Hi. Unfortunately, that feature is still “on the list” and not implemented yet. We are unfortunately severely limited in developer time, so seemingly simple features like this can take a long time (in particular, if there are still syntax questions to finalize).
If you are using runtime mode, you can work around this limitation quite easily by using a network operation. The following example uses two input neurons that connect to a second population that sums the two continuous activities, but each of the three neurons uses different delays for the two input neurons:
from brian2 import *
max_delay = 60
group_1 = NeuronGroup(2, '''dx/dt = sin(2*pi*freq*t) / ms : 1
freq : Hz (constant)''')
group_1.freq = '(i + 1)*100*Hz'
group_2 = NeuronGroup(3, '''y : 1''')
S = Synapses(group_1, group_2, '''x_delayed : 1
y_post = x_delayed : 1 (summed)
delay_in_steps : integer (constant)''')
S.connect() # all-to-all
S.delay_in_steps[:, 0] = [5, 10]
S.delay_in_steps[:, 1] = [30, 60]
S.delay_in_steps[:, 2] = [50, 20]
buffer = np.zeros((len(group_1), max_delay))
@network_operation()
def propagate_delayed_x():
global buffer
buffer[:, 0] = group_1.x[:]
S.x_delayed = buffer[S.i[:], S.delay_in_steps[:]-1]
buffer = np.roll(buffer, 1, axis=1) # advance for next step
mon_1 = StateMonitor(group_1, 'x', record=True)
mon_syn = StateMonitor(S, 'x_delayed', record=True)

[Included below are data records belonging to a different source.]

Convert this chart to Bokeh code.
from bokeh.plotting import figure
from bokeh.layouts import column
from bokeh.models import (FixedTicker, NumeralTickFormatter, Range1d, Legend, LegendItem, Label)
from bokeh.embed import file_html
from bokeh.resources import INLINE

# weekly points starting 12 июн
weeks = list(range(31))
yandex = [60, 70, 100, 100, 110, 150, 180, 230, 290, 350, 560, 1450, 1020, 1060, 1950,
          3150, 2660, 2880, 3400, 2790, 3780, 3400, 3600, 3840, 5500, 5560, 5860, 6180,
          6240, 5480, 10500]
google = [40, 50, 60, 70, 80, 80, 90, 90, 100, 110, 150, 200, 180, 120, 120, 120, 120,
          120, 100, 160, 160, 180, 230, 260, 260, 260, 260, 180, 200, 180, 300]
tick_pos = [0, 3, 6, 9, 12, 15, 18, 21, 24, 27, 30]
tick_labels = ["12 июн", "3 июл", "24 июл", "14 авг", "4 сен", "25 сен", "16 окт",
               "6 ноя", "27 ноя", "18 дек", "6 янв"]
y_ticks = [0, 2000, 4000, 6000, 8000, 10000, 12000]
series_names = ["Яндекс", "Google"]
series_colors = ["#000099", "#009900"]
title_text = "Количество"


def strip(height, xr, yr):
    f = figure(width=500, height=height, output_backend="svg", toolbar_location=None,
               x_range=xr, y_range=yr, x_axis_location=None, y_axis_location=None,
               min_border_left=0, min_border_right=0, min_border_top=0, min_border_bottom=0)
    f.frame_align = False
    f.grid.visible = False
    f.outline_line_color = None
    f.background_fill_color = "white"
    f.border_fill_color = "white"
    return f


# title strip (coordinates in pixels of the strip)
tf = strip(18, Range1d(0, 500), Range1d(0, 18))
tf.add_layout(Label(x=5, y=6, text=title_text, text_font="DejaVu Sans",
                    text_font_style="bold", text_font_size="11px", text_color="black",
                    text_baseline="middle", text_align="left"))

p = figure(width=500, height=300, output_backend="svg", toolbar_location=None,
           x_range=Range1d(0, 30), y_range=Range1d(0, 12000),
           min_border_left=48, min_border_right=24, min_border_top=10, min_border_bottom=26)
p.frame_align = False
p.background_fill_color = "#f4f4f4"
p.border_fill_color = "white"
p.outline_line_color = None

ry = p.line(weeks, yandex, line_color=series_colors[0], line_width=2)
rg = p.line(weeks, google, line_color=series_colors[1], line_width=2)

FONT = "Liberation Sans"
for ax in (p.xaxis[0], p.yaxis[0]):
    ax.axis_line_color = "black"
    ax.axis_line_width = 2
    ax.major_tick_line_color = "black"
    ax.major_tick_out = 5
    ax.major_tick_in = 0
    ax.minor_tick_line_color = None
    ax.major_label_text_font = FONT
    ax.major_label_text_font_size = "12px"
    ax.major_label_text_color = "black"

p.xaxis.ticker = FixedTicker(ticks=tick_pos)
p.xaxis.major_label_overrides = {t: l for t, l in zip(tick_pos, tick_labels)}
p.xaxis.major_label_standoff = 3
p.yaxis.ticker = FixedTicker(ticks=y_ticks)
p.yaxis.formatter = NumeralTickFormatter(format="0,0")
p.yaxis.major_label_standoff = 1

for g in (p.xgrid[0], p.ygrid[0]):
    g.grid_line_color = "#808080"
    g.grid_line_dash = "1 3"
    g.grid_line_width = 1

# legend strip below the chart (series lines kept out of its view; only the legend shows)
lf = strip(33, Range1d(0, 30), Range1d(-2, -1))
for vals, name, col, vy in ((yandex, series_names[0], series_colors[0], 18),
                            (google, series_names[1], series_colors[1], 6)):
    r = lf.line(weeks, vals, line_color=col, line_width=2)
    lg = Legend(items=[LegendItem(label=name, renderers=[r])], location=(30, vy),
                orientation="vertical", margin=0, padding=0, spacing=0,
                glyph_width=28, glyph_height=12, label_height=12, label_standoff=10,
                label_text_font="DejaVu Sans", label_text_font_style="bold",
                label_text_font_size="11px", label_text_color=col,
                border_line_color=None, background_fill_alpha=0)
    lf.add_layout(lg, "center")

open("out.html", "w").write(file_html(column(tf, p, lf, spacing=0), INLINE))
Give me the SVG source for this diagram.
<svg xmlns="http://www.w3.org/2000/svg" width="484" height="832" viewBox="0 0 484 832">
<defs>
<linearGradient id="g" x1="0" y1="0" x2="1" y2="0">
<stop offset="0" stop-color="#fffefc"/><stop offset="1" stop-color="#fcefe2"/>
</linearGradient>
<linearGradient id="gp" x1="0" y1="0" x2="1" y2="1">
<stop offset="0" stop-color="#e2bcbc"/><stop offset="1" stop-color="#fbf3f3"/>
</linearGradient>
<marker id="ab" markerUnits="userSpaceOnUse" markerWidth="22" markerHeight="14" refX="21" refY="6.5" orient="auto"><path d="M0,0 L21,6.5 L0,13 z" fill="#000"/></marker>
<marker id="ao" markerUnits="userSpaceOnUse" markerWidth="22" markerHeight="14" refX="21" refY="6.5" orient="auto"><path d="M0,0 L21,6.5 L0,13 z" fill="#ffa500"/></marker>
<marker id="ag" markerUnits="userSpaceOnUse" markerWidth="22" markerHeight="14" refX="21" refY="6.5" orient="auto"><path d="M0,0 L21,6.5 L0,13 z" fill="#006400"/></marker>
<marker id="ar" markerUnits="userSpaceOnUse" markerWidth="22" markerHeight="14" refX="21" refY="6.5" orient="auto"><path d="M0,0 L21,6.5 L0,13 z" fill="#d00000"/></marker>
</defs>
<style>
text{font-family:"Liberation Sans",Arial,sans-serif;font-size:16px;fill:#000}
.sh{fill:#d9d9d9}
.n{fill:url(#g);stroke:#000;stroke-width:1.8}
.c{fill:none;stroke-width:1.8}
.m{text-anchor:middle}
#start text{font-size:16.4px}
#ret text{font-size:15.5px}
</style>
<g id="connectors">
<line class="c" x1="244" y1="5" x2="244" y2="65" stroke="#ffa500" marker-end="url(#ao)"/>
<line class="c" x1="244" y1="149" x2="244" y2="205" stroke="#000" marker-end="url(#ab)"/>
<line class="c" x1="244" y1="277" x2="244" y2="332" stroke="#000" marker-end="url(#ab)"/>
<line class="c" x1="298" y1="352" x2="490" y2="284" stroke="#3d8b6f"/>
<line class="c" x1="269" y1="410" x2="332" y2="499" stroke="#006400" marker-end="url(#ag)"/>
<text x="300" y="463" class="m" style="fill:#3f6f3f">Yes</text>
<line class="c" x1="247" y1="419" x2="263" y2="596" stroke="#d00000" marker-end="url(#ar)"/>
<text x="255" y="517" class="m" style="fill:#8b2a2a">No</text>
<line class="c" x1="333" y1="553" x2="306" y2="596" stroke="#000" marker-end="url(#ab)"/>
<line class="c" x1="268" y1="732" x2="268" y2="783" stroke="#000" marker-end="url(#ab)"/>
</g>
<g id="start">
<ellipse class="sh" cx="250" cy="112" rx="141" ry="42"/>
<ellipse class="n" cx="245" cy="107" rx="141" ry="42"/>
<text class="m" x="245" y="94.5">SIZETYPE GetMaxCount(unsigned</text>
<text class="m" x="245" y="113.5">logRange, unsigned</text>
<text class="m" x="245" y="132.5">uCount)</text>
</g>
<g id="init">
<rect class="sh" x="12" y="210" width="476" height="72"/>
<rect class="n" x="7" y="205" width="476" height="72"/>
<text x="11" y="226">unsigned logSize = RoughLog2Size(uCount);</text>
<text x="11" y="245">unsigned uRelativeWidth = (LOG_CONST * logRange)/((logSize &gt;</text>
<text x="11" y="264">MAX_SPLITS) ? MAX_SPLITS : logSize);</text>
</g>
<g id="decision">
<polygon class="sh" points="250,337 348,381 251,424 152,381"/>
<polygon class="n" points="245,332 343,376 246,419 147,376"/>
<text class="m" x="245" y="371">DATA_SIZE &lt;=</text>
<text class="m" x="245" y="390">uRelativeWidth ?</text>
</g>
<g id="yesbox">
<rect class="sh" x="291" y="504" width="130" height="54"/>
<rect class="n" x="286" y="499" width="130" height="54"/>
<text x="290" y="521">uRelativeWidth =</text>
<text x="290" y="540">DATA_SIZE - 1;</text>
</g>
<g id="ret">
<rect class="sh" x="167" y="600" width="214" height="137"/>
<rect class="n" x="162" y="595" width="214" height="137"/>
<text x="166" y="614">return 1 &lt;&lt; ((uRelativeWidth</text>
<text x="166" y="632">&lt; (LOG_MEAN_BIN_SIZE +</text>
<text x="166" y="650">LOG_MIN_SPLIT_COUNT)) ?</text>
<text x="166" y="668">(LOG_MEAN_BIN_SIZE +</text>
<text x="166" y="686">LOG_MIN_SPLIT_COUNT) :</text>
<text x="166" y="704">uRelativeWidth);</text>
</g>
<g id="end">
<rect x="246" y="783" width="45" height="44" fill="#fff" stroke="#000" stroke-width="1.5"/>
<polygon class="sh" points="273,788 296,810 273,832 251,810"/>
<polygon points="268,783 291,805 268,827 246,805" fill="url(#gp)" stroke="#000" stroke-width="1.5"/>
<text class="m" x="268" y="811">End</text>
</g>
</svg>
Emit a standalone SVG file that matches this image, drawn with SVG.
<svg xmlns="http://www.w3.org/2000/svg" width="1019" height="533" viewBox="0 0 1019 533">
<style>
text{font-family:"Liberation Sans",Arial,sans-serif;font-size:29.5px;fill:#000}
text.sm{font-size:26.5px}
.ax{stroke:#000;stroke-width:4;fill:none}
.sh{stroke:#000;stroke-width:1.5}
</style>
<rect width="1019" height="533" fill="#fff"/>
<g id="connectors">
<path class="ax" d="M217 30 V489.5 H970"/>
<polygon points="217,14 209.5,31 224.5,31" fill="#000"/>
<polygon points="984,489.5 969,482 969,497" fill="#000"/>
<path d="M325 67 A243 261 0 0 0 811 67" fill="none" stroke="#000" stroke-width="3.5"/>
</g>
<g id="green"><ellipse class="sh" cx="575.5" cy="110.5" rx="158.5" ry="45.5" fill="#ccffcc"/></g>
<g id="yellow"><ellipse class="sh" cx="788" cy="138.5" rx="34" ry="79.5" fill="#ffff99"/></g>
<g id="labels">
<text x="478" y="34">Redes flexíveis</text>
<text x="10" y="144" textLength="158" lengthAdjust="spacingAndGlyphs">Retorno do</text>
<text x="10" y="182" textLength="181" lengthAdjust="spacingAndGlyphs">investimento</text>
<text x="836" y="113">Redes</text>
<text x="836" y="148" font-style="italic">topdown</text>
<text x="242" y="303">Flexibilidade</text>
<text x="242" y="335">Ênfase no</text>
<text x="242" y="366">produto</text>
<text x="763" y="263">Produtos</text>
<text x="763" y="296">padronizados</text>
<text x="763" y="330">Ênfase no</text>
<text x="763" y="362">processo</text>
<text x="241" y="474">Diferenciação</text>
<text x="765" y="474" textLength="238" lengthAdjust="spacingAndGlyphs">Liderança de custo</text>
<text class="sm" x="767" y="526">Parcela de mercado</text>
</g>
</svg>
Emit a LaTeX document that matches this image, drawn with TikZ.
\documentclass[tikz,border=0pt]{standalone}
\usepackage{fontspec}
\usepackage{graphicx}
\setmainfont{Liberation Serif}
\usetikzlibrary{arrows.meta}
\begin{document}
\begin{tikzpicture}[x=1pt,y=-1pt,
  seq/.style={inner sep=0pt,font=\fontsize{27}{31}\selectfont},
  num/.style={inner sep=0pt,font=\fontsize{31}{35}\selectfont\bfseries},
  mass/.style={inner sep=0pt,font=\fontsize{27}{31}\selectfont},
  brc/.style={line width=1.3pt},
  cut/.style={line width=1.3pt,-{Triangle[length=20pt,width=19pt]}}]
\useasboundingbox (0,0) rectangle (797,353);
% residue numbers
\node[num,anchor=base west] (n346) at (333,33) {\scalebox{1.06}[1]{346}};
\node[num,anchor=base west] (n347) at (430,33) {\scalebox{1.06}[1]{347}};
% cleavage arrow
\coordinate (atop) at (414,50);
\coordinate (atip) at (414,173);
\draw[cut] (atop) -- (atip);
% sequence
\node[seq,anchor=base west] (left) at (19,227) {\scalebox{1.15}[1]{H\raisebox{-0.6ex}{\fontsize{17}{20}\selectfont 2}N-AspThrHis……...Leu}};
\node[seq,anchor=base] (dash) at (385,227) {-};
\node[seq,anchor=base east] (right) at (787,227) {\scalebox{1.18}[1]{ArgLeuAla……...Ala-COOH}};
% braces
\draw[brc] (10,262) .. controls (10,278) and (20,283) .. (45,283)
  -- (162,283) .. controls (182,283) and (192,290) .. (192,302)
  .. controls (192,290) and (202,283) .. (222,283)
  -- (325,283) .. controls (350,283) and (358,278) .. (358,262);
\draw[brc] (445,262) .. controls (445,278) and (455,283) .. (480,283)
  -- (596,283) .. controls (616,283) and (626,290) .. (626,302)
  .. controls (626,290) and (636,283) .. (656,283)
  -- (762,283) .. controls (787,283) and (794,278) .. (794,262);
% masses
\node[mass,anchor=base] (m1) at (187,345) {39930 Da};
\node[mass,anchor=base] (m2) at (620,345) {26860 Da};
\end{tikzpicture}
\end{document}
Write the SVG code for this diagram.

mon_2 = StateMonitor(group_2, 'y', record=True)
run(20*ms)
print(buffer)
fig, axs = plt.subplots(3, 3, sharex=True, sharey='row')
for idx in range(3):
if idx < 2:
# x in group 1
axs[idx, 0].plot(mon_1.t/ms, mon_1.x[idx])
else:
axs[idx, 0].axis('off')
# delayed version in synapses
axs[idx, 1].plot(mon_syn.t / ms, mon_syn[S[:, idx]].x_delayed.T)
# sum of delayed x in group 2
axs[idx, 2].plot(mon_2.t / ms, mon_2.y[idx])
plt.show()
The implementation above is not the most efficient since it copies the buffer array at every time step, you could use indices with modulo semantics instead (see e.g. the cylindrical array in Vectorized Algorithms for Spiking Neural Network Simulation | Neural Computation | MIT Press).
For C++, you’d have to implement something similar in C++ code, directly referring to the names of the arrays that Brian uses internally, see User-defined functions for some hints. Unfortunately I can’t help with this any further, since I am about to leave for a long summer break 
But hope the above gets you going at least!